(Charts and diagrams as code)
►

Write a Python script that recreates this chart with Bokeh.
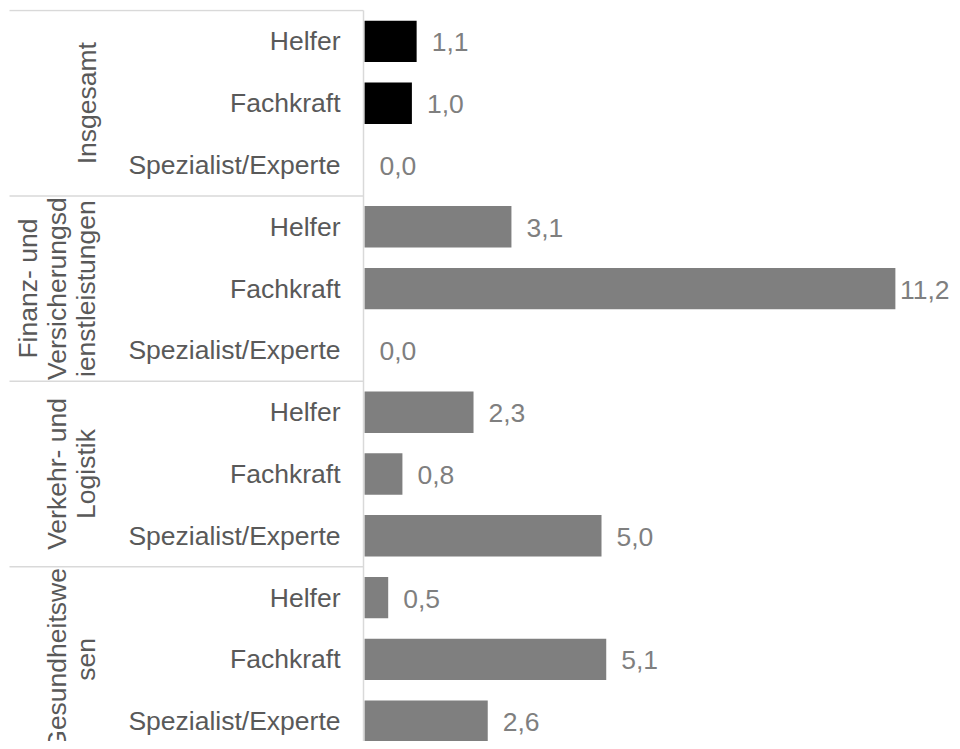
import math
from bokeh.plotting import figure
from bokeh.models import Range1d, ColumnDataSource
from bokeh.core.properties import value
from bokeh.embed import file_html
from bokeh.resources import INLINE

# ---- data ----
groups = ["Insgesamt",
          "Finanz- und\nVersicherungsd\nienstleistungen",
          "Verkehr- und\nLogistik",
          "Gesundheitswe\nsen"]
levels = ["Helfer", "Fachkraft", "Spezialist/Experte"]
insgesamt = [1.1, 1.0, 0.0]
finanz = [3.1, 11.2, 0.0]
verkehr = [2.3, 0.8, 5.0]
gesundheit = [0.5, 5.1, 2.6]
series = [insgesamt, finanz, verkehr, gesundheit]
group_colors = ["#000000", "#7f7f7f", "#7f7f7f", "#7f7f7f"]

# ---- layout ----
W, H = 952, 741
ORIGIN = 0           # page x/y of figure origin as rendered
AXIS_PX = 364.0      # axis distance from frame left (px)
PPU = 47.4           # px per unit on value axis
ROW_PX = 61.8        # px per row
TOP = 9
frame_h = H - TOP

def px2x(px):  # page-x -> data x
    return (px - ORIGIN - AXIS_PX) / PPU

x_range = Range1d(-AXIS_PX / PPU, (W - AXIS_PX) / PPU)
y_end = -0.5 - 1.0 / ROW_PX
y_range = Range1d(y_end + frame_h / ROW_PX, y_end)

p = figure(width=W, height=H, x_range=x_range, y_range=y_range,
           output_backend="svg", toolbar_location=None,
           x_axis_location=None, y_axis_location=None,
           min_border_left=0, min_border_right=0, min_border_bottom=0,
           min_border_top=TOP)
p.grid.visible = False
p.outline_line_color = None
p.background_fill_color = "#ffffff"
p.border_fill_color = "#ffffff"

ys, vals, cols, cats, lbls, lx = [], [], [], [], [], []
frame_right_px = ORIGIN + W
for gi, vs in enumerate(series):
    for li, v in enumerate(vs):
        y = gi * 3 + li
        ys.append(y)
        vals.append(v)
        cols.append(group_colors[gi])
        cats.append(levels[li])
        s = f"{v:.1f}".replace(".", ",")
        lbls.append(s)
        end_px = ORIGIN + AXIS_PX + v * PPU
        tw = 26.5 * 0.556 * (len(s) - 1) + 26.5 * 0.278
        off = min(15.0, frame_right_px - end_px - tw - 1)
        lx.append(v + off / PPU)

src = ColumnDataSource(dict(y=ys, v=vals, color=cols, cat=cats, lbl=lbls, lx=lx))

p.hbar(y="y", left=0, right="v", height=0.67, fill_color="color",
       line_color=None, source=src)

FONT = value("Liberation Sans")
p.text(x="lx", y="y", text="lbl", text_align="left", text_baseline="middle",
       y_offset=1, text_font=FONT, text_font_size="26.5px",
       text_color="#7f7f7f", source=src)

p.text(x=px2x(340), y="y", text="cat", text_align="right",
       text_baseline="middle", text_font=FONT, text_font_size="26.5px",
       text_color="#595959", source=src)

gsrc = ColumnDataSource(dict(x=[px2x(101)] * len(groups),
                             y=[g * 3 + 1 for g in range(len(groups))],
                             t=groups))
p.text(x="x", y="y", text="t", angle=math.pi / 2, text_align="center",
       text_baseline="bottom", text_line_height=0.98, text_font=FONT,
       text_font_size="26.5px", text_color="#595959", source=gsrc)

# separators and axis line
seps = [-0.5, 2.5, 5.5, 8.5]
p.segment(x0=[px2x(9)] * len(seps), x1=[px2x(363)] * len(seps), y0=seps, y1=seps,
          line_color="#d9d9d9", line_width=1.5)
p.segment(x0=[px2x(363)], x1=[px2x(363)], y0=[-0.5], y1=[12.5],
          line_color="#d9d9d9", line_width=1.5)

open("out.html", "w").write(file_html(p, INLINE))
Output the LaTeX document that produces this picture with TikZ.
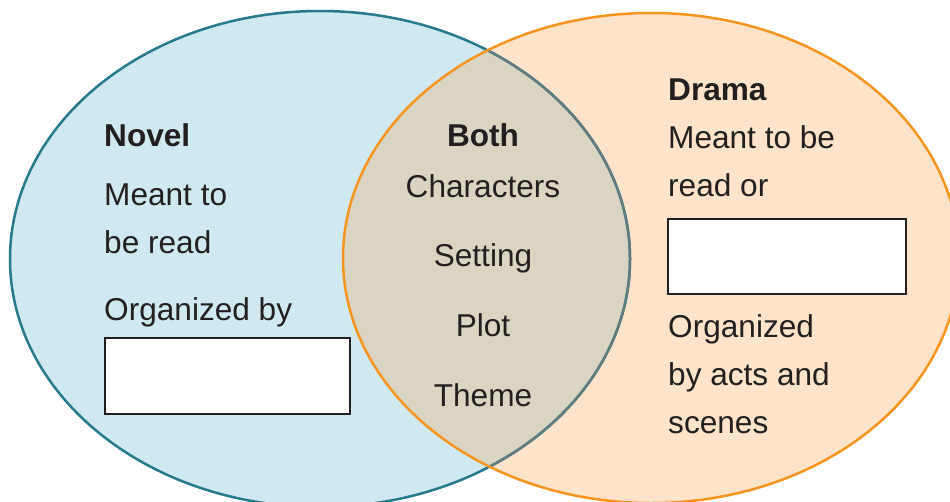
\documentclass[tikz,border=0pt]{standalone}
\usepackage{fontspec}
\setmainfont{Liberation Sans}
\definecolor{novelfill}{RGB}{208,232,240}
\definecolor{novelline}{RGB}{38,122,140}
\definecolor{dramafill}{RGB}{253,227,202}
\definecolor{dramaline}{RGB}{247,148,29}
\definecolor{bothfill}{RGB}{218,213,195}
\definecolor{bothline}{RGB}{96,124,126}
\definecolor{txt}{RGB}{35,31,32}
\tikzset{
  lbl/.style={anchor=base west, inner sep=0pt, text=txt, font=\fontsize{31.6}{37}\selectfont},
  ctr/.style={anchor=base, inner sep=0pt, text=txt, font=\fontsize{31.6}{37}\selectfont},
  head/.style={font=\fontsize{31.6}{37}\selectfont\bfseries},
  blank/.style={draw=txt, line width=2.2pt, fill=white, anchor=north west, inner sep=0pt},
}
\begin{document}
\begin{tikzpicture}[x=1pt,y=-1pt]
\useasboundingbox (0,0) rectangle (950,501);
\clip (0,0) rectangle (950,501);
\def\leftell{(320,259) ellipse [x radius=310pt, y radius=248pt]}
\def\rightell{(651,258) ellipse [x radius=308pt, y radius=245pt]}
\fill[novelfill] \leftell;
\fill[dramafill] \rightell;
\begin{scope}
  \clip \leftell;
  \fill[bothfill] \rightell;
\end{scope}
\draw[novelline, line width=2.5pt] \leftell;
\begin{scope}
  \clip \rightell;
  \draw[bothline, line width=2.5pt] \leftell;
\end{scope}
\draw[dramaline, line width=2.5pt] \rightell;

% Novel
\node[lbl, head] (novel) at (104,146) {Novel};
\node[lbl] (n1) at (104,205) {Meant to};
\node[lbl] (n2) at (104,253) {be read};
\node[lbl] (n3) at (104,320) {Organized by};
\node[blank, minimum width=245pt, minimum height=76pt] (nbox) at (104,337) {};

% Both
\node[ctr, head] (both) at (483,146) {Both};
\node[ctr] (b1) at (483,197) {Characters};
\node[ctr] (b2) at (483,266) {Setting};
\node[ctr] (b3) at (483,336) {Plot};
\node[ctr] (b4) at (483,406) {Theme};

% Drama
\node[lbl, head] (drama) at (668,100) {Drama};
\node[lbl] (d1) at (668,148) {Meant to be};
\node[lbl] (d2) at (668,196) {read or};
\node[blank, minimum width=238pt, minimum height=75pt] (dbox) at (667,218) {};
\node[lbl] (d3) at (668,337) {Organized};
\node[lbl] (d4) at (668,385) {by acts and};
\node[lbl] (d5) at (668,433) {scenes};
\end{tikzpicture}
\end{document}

◄

(DIRECTIONS) Retype the whole listing, keeping every line identical and omitting all pictures.

(TASK SOLUTION)
Write a Python script that recreates this chart with Bokeh.
import math
from bokeh.plotting import figure
from bokeh.models import Range1d, ColumnDataSource
from bokeh.core.properties import value
from bokeh.embed import file_html
from bokeh.resources import INLINE

# ---- data ----
groups = ["Insgesamt",
          "Finanz- und\nVersicherungsd\nienstleistungen",
          "Verkehr- und\nLogistik",
          "Gesundheitswe\nsen"]
levels = ["Helfer", "Fachkraft", "Spezialist/Experte"]
insgesamt = [1.1, 1.0, 0.0]
finanz = [3.1, 11.2, 0.0]
verkehr = [2.3, 0.8, 5.0]
gesundheit = [0.5, 5.1, 2.6]
series = [insgesamt, finanz, verkehr, gesundheit]
group_colors = ["#000000", "#7f7f7f", "#7f7f7f", "#7f7f7f"]

# ---- layout ----
W, H = 952, 741
ORIGIN = 0           # page x/y of figure origin as rendered
AXIS_PX = 364.0      # axis distance from frame left (px)
PPU = 47.4           # px per unit on value axis
ROW_PX = 61.8        # px per row
TOP = 9
frame_h = H - TOP

def px2x(px):  # page-x -> data x
    return (px - ORIGIN - AXIS_PX) / PPU

x_range = Range1d(-AXIS_PX / PPU, (W - AXIS_PX) / PPU)
y_end = -0.5 - 1.0 / ROW_PX
y_range = Range1d(y_end + frame_h / ROW_PX, y_end)

p = figure(width=W, height=H, x_range=x_range, y_range=y_range,
           output_backend="svg", toolbar_location=None,
           x_axis_location=None, y_axis_location=None,
           min_border_left=0, min_border_right=0, min_border_bottom=0,
           min_border_top=TOP)
p.grid.visible = False
p.outline_line_color = None
p.background_fill_color = "#ffffff"
p.border_fill_color = "#ffffff"

ys, vals, cols, cats, lbls, lx = [], [], [], [], [], []
frame_right_px = ORIGIN + W
for gi, vs in enumerate(series):
    for li, v in enumerate(vs):
        y = gi * 3 + li
        ys.append(y)
        vals.append(v)
        cols.append(group_colors[gi])
        cats.append(levels[li])
        s = f"{v:.1f}".replace(".", ",")
        lbls.append(s)
        end_px = ORIGIN + AXIS_PX + v * PPU
        tw = 26.5 * 0.556 * (len(s) - 1) + 26.5 * 0.278
        off = min(15.0, frame_right_px - end_px - tw - 1)
        lx.append(v + off / PPU)

src = ColumnDataSource(dict(y=ys, v=vals, color=cols, cat=cats, lbl=lbls, lx=lx))

p.hbar(y="y", left=0, right="v", height=0.67, fill_color="color",
       line_color=None, source=src)

FONT = value("Liberation Sans")
p.text(x="lx", y="y", text="lbl", text_align="left", text_baseline="middle",
       y_offset=1, text_font=FONT, text_font_size="26.5px",
       text_color="#7f7f7f", source=src)

p.text(x=px2x(340), y="y", text="cat", text_align="right",
       text_baseline="middle", text_font=FONT, text_font_size="26.5px",
       text_color="#595959", source=src)

gsrc = ColumnDataSource(dict(x=[px2x(101)] * len(groups),
                             y=[g * 3 + 1 for g in range(len(groups))],
                             t=groups))
p.text(x="x", y="y", text="t", angle=math.pi / 2, text_align="center",
       text_baseline="bottom", text_line_height=0.98, text_font=FONT,
       text_font_size="26.5px", text_color="#595959", source=gsrc)

# separators and axis line
seps = [-0.5, 2.5, 5.5, 8.5]
p.segment(x0=[px2x(9)] * len(seps), x1=[px2x(363)] * len(seps), y0=seps, y1=seps,
          line_color="#d9d9d9", line_width=1.5)
p.segment(x0=[px2x(363)], x1=[px2x(363)], y0=[-0.5], y1=[12.5],
          line_color="#d9d9d9", line_width=1.5)

open("out.html", "w").write(file_html(p, INLINE))
Output the LaTeX document that produces this picture with TikZ.
\documentclass[tikz,border=0pt]{standalone}
\usepackage{fontspec}
\setmainfont{Liberation Sans}
\definecolor{novelfill}{RGB}{208,232,240}
\definecolor{novelline}{RGB}{38,122,140}
\definecolor{dramafill}{RGB}{253,227,202}
\definecolor{dramaline}{RGB}{247,148,29}
\definecolor{bothfill}{RGB}{218,213,195}
\definecolor{bothline}{RGB}{96,124,126}
\definecolor{txt}{RGB}{35,31,32}
\tikzset{
  lbl/.style={anchor=base west, inner sep=0pt, text=txt, font=\fontsize{31.6}{37}\selectfont},
  ctr/.style={anchor=base, inner sep=0pt, text=txt, font=\fontsize{31.6}{37}\selectfont},
  head/.style={font=\fontsize{31.6}{37}\selectfont\bfseries},
  blank/.style={draw=txt, line width=2.2pt, fill=white, anchor=north west, inner sep=0pt},
}
\begin{document}
\begin{tikzpicture}[x=1pt,y=-1pt]
\useasboundingbox (0,0) rectangle (950,501);
\clip (0,0) rectangle (950,501);
\def\leftell{(320,259) ellipse [x radius=310pt, y radius=248pt]}
\def\rightell{(651,258) ellipse [x radius=308pt, y radius=245pt]}
\fill[novelfill] \leftell;
\fill[dramafill] \rightell;
\begin{scope}
  \clip \leftell;
  \fill[bothfill] \rightell;
\end{scope}
\draw[novelline, line width=2.5pt] \leftell;
\begin{scope}
  \clip \rightell;
  \draw[bothline, line width=2.5pt] \leftell;
\end{scope}
\draw[dramaline, line width=2.5pt] \rightell;

% Novel
\node[lbl, head] (novel) at (104,146) {Novel};
\node[lbl] (n1) at (104,205) {Meant to};
\node[lbl] (n2) at (104,253) {be read};
\node[lbl] (n3) at (104,320) {Organized by};
\node[blank, minimum width=245pt, minimum height=76pt] (nbox) at (104,337) {};

% Both
\node[ctr, head] (both) at (483,146) {Both};
\node[ctr] (b1) at (483,197) {Characters};
\node[ctr] (b2) at (483,266) {Setting};
\node[ctr] (b3) at (483,336) {Plot};
\node[ctr] (b4) at (483,406) {Theme};

% Drama
\node[lbl, head] (drama) at (668,100) {Drama};
\node[lbl] (d1) at (668,148) {Meant to be};
\node[lbl] (d2) at (668,196) {read or};
\node[blank, minimum width=238pt, minimum height=75pt] (dbox) at (667,218) {};
\node[lbl] (d3) at (668,337) {Organized};
\node[lbl] (d4) at (668,385) {by acts and};
\node[lbl] (d5) at (668,433) {scenes};
\end{tikzpicture}
\end{document}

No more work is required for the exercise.